Une remarque sur l'écriture de ce texte. Il comporte des indications pour le cas où le peuple se donne un roi. Or dans le livre de Samuel, quand les Hébreux demandent un roi, le prophète Samuel est révolté, comme devant une transgression ; il leur reproche de vouloir faire comme les autres peuples alors qu'ils ont le Roi divin. Le rédacteur de Samuel devait bien savoir que se donner un roi était prévu dans la Torah ; à moins que ce texte-ci de la Torah ne lui soit postérieur.
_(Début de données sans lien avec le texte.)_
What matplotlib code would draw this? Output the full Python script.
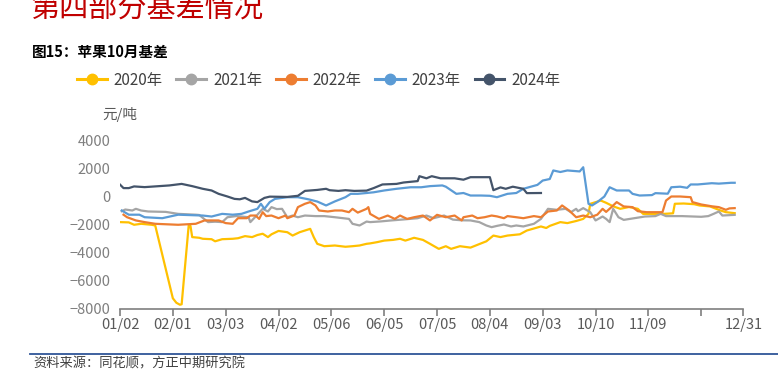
import matplotlib
matplotlib.use("Agg")
import matplotlib.pyplot as plt

plt.rcParams['font.family'] = ['Noto Sans CJK SC', 'DejaVu Sans']

# x = trading-day index from 01/02, tick label every 30 days
tick_pos = [0, 30, 60, 90, 120, 150, 180, 210, 240, 270, 300, 330, 354]
tick_labels = ['01/02', '02/01', '03/03', '04/02', '05/06', '06/05', '07/05',
               '08/04', '09/03', '10/10', '11/09', '', '12/31']

x_2020 = [0, 5, 8, 12, 18, 20, 30, 32, 34, 35, 39, 40, 41, 45, 47, 52, 54, 58, 64, 67,
          71, 75, 78, 81, 84, 86, 90, 95, 98, 102, 105, 108, 110, 112, 116, 122, 128, 132,
          136, 140, 142, 146, 150, 155, 159, 162, 167, 172, 176, 181, 185, 188, 193, 199,
          203, 208, 212, 216, 220, 227, 231, 239, 242, 244, 250, 254, 259, 263, 266, 267,
          273, 276, 280, 284, 289, 294, 297, 309, 314, 315, 320, 326, 329, 335, 341, 344, 349]
v_2020 = [-1830, -1850, -2020, -1950, -2020, -2070, -7270, -7590, -7730, -7700, -2070, -2100,
          -2900, -2950, -3020, -3050, -3200, -3050, -3020, -2980, -2830, -2900, -2750, -2660,
          -2900, -2700, -2460, -2550, -2790, -2550, -2430, -2310, -2900, -3380, -3550, -3500,
          -3590, -3550, -3500, -3380, -3350, -3260, -3150, -3100, -3020, -3150, -2950, -3100,
          -3380, -3740, -3550, -3740, -3550, -3650, -3450, -3200, -2790, -2900, -2790, -2700,
          -2430, -2140, -2250, -2100, -1830, -1900, -1750, -1600, -1240, -520, -290, -450,
          -700, -880, -750, -880, -1240, -1240, -1200, -520, -500, -550, -640, -710, -1000,
          -1120, -1190]

x_2021 = [1, 3, 7, 9, 12, 16, 26, 33, 43, 45, 50, 54, 58, 61, 66, 73, 74, 78, 81, 84, 86,
          89, 92, 95, 98, 101, 105, 111, 116, 122, 130, 132, 136, 140, 142, 148, 154, 161,
          169, 174, 178, 184, 189, 194, 199, 204, 208, 211, 214, 218, 222, 225, 229, 235,
          239, 243, 248, 253, 256, 259, 260, 263, 267, 270, 274, 276, 278, 280, 283, 286,
          292, 298, 304, 307, 310, 319, 330, 334, 337, 340, 342, 349]
v_2021 = [-1050, -930, -1000, -880, -1000, -1070, -1100, -1240, -1300, -1320, -1830, -1800,
          -1830, -1480, -1400, -1480, -1830, -1300, -880, -1070, -760, -900, -880, -1480,
          -1360, -1480, -1360, -1400, -1400, -1480, -1600, -1950, -2070, -1790, -1830, -1780,
          -1710, -1640, -1550, -1360, -1550, -1360, -1650, -1700, -1710, -1830, -2070, -2190,
          -2100, -2000, -2140, -2070, -2140, -1950, -1600, -880, -950, -880, -1120, -880,
          -1050, -830, -1120, -1710, -1430, -1600, -1830, -880, -1480, -1670, -1550, -1430,
          -1400, -1240, -1400, -1400, -1450, -1400, -1240, -1070, -1360, -1310]

x_2022 = [2, 4, 9, 14, 20, 33, 43, 48, 56, 60, 64, 67, 72, 74, 77, 79, 81, 83, 86, 90, 94,
          95, 99, 101, 105, 108, 111, 113, 118, 122, 126, 130, 132, 135, 140, 141, 142, 147,
          152, 156, 159, 163, 167, 172, 176, 180, 185, 190, 194, 195, 200, 203, 207, 211,
          214, 218, 220, 225, 229, 235, 239, 243, 248, 251, 255, 259, 263, 267, 271, 274,
          276, 279, 282, 286, 291, 294, 299, 308, 310, 313, 318, 324, 325, 330, 336, 340,
          344, 346, 349]
v_2022 = [-1300, -1480, -1710, -1830, -1950, -2020, -1950, -1710, -1710, -1900, -1950, -1550,
          -1550, -1360, -1360, -1600, -1120, -1400, -1360, -1550, -1360, -1550, -1360, -760,
          -520, -400, -640, -1000, -1070, -1000, -1000, -1120, -880, -1150, -880, -760, -1240,
          -1600, -1360, -1600, -1360, -1600, -1480, -1360, -1710, -1310, -1480, -1360, -1710,
          -1480, -1360, -1550, -1480, -1360, -1420, -1550, -1400, -1480, -1550, -1400, -1480,
          -1070, -1000, -640, -1000, -1480, -1360, -1480, -1300, -880, -1100, -760, -400,
          -710, -760, -1050, -1120, -1120, -290, 0, 0, -50, -400, -570, -700, -760, -950,
          -850, -830]

x_2023 = [1, 5, 11, 14, 24, 33, 47, 52, 58, 64, 69, 73, 78, 80, 82, 85, 88, 95, 101, 107,
          112, 117, 122, 128, 131, 135, 140, 144, 150, 157, 165, 171, 176, 183, 185, 191, 195,
          199, 205, 210, 214, 220, 225, 229, 237, 240, 244, 246, 250, 254, 261, 263, 266, 268,
          271, 275, 278, 282, 289, 291, 295, 302, 304, 311, 313, 318, 322, 324, 328, 336, 340,
          347, 349]
v_2023 = [-1000, -1300, -1300, -1480, -1550, -1300, -1360, -1430, -1240, -1300, -1240, -1070,
          -880, -520, -880, -400, -170, -50, -50, -200, -360, -640, -350, -50, 190, 190, 250,
          300, 430, 550, 660, 660, 740, 790, 700, 190, 250, 70, 70, 50, -50, 190, 250, 550,
          830, 1140, 1250, 1860, 1750, 1860, 1790, 2090, -520, -640, -400, 0, 660, 430, 430,
          190, 70, 100, 240, 200, 660, 700, 620, 860, 860, 950, 920, 980, 980]

x_2024 = [0, 2, 5, 8, 14, 28, 35, 41, 47, 52, 56, 61, 65, 68, 71, 75, 78, 82, 85, 95, 101,
          105, 112, 117, 119, 124, 128, 133, 140, 144, 149, 157, 161, 169, 170, 174, 177, 182,
          190, 195, 199, 206, 210, 212, 216, 219, 223, 229, 231, 239]
v_2024 = [850, 600, 600, 720, 670, 790, 900, 740, 550, 430, 190, 0, -170, -200, -100, -350,
          -400, -100, -10, -30, 50, 400, 470, 550, 450, 400, 450, 400, 420, 600, 860, 900,
          1000, 1100, 1450, 1300, 1450, 1300, 1300, 1200, 1380, 1380, 1380, 450, 650, 550,
          700, 550, 240, 250]

series = [
    ('2020年', x_2020, v_2020, '#FFC000'),
    ('2021年', x_2021, v_2021, '#A5A5A5'),
    ('2022年', x_2022, v_2022, '#ED7D31'),
    ('2023年', x_2023, v_2023, '#5B9BD5'),
    ('2024年', x_2024, v_2024, '#44546A'),
]

fig = plt.figure(figsize=(7.78, 3.74), dpi=100)
ax = fig.add_axes([120 / 778, 65.5 / 374, 623.5 / 778, 168 / 374])

handles = []
for label, xs, vs, color in series:
    ax.plot(xs, vs, color=color, linewidth=1.6, solid_joinstyle='round')
    h, = ax.plot([], [], color=color, linewidth=2.2, marker='o', markersize=7.5, label=label)
    handles.append(h)

ax.set_xlim(0, 354)
ax.set_ylim(-8000, 4000)
ax.set_yticks([-8000, -6000, -4000, -2000, 0, 2000, 4000])
ax.set_xticks(tick_pos)
ax.set_xticklabels(tick_labels)

for side in ['top', 'right', 'left']:
    ax.spines[side].set_visible(False)
ax.spines['bottom'].set_color('#7F7F7F')
ax.spines['bottom'].set_linewidth(1.2)
ax.tick_params(axis='y', length=0, labelsize=10.5, labelcolor='#7F7F7F', pad=7)
ax.tick_params(axis='x', length=5, width=1.2, color='#7F7F7F', labelsize=10.5,
               labelcolor='#595959', pad=2)

fig.text(102 / 778, 1 - 115 / 374, '元/吨', fontsize=10.5, color='#595959', va='center')

fig.legend(handles=handles, loc='center left', bbox_to_anchor=(77 / 778, 1 - 80 / 374),
           ncol=5, frameon=False, fontsize=11, handlelength=1.95, handletextpad=0.45,
           columnspacing=0.9, borderpad=0, borderaxespad=0, labelcolor='#404040')

fig.text(31 / 778, 1 - 10 / 374, '第四部分基差情况', fontsize=21, color='#C00000', va='center')
fig.text(32 / 778, 1 - 52 / 374, '图15：苹果10月基差', fontsize=10.5, fontweight='bold',
         color='black', va='center')

fig.add_artist(plt.Line2D([30 / 778, 1], [1 - 354 / 374, 1 - 354 / 374],
                          transform=fig.transFigure, color='#2F5597', linewidth=1.3))
fig.text(33 / 778, 1 - 364 / 374, '资料来源：同花顺，方正中期研究院', fontsize=9.5,
         style='italic', color='#404040', va='center')

fig.savefig('out.png', dpi=100)
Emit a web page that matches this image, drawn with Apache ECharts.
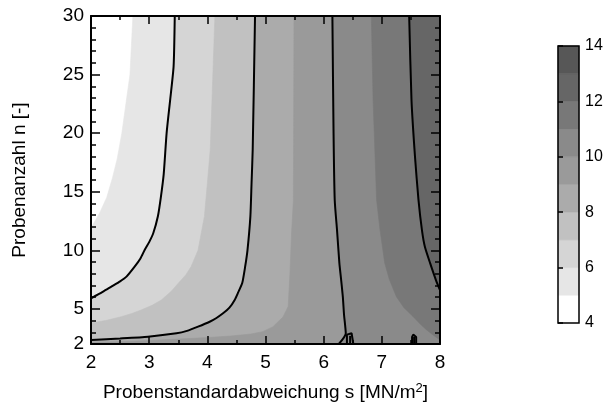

En outre, les exigences précises envers le roi sont très concrètes : « qu'il ne multiplie pas les chevaux, qu’il n’aille pas en chercher en Égypte, qu'il n’ait pas trop de femmes, et surtout qu'il écrive la Torah et l’étudie au même titre que les autres pour ne pas se croire au-dessus d’eux ». Tout cela semble indiquer que l'écriture du Deutéronome s'est faite dans la période royale comme beaucoup le supposent.
De même, lorsque le texte redit l’importance des villes refuges (pour ceux qui ont tué par inadvertance, pour qu’ils puissent s’y réfugier) ; il dit qu’on pourra même doubler leur nombre parce qu'il ne faut pas qu'elle soient trop loin : le vengeur de la victime pourrait rattraper en chemin le tueur et lui régler son compte. Cela aussi semble exprimer des soucis concrets, vécus par expérience.